◆ Data provided:
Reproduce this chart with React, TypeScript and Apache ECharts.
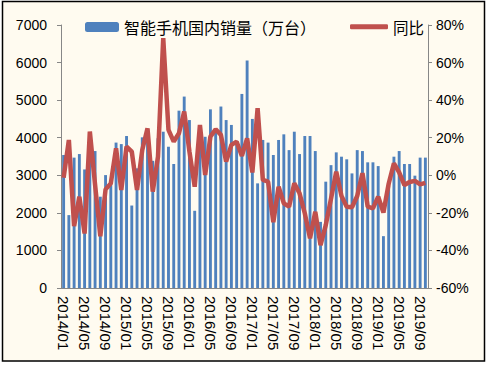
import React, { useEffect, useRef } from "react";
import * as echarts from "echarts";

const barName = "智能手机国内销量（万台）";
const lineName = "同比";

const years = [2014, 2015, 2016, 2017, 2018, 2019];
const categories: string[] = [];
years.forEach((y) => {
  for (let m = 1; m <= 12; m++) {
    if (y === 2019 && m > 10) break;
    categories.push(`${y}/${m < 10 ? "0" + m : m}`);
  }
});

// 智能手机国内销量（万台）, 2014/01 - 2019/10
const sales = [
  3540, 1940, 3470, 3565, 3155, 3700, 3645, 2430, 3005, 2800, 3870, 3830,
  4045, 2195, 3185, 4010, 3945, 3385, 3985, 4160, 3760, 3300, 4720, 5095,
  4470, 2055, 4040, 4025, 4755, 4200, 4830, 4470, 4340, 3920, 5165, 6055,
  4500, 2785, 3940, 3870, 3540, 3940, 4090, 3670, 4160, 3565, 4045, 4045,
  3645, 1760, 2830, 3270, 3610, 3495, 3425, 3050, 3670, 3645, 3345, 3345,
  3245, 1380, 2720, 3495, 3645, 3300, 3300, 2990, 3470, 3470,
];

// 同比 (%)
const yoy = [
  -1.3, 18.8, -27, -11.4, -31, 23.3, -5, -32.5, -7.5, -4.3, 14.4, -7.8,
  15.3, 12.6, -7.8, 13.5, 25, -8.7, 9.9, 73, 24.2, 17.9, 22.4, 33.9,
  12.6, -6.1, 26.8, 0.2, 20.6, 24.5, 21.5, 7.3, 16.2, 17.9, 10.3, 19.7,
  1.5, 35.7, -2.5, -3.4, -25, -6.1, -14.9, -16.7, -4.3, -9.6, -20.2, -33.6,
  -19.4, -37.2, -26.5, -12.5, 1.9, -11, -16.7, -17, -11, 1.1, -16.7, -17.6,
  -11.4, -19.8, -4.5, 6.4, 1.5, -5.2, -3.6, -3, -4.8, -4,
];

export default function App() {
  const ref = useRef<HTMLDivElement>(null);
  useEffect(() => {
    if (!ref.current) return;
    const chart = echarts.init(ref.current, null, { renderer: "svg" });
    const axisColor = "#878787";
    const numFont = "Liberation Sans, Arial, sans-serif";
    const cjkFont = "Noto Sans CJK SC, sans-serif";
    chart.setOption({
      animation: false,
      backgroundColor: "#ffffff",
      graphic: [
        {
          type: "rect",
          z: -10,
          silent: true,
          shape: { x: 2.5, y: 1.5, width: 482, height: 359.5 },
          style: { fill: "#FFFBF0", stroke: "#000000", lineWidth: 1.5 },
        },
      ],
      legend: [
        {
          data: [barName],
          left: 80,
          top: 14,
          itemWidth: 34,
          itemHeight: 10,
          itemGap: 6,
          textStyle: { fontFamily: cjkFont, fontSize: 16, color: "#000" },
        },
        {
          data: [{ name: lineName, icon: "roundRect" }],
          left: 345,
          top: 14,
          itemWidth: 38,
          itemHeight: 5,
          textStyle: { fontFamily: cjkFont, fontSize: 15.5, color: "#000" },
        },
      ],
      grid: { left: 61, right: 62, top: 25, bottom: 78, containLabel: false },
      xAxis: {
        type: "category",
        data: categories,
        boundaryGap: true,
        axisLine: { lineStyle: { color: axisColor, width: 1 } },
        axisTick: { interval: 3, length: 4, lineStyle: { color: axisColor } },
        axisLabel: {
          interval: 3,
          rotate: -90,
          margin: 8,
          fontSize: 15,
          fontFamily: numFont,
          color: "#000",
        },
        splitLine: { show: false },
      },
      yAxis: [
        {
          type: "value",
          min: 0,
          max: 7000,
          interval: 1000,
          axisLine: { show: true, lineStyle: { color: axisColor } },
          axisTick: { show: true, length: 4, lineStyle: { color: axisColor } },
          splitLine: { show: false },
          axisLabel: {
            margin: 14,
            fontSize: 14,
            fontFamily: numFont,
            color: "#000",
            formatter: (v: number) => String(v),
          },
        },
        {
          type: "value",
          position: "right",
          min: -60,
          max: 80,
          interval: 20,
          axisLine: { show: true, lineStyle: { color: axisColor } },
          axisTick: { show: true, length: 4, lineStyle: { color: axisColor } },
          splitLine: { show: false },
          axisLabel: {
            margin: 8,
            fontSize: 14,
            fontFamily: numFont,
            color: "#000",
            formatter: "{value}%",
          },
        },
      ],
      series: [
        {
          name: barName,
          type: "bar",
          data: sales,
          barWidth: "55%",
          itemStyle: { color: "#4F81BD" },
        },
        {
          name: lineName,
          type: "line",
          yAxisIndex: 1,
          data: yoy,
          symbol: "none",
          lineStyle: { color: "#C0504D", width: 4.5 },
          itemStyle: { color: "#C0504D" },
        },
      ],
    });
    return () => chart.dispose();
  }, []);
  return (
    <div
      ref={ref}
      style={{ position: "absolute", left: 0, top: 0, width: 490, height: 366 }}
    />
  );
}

◆ Problem description: Show, from the material above, each line that includes the string "React".

◆ Result for this exercise:
Reproduce this chart with React, TypeScript and Apache ECharts.
import React, { useEffect, useRef } from "react";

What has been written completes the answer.